__Data segment__

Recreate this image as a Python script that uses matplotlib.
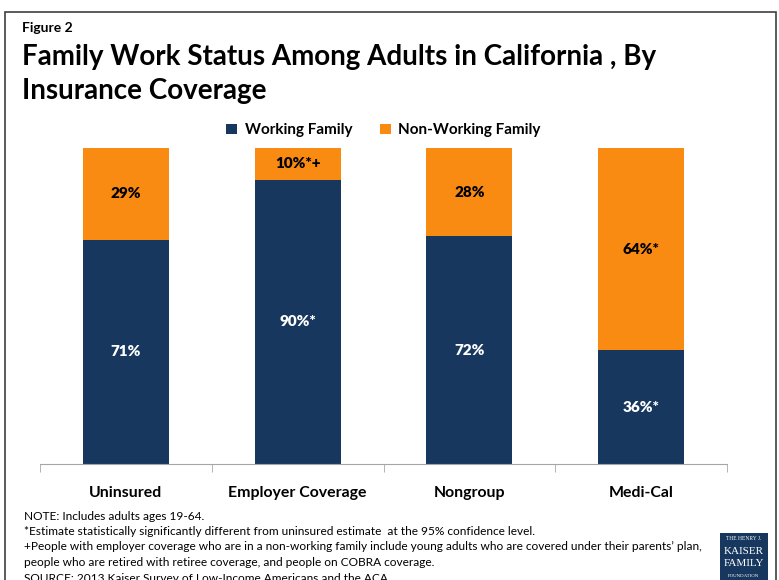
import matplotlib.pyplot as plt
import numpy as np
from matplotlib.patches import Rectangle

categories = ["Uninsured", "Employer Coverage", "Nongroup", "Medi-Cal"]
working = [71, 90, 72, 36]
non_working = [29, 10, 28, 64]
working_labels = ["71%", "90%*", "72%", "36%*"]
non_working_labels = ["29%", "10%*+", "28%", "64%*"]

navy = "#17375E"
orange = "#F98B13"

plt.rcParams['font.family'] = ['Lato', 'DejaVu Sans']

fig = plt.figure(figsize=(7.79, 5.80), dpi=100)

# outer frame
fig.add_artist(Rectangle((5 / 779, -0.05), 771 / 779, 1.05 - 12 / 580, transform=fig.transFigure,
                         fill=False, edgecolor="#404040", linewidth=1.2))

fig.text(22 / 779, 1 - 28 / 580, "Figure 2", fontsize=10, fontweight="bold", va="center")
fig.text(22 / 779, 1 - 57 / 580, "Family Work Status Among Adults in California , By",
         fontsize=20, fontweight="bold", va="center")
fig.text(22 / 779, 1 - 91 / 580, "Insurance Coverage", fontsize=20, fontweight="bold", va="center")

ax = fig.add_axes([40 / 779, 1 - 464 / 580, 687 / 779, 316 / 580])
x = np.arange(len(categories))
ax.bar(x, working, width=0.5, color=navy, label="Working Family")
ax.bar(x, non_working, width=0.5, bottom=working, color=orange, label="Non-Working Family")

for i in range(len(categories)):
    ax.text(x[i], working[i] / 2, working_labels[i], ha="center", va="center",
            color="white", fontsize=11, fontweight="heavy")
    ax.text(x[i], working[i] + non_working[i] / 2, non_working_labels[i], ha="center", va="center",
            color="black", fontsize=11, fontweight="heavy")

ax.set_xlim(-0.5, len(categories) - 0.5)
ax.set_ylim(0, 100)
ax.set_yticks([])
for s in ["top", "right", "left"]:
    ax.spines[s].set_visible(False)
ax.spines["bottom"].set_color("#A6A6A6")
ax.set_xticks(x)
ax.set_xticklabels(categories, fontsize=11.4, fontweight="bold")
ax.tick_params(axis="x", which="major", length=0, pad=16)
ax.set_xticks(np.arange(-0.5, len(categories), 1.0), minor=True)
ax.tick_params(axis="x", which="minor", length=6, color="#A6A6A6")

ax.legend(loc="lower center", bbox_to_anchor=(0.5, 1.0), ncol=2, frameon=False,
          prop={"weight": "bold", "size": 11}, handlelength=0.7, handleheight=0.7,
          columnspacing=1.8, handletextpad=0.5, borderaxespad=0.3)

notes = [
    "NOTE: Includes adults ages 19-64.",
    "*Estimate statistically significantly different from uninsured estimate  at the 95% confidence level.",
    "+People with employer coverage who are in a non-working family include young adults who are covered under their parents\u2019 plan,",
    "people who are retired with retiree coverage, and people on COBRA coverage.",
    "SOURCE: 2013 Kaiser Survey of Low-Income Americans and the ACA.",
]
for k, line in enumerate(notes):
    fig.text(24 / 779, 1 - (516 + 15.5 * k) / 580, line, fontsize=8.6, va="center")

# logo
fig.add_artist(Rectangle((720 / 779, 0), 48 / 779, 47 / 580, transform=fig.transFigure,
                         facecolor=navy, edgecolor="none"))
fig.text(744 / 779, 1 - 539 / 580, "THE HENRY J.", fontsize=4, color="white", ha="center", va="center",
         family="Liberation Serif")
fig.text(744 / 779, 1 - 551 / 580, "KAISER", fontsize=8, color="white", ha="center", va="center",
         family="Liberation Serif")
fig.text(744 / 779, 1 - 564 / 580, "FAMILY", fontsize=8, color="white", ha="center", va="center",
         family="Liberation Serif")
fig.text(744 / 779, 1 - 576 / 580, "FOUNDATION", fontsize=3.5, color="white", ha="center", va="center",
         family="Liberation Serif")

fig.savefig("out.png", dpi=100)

__Exercise objective__
Using the material above, state how many lines include the string "matplotlib". Answer with a single number.

__Final result__
3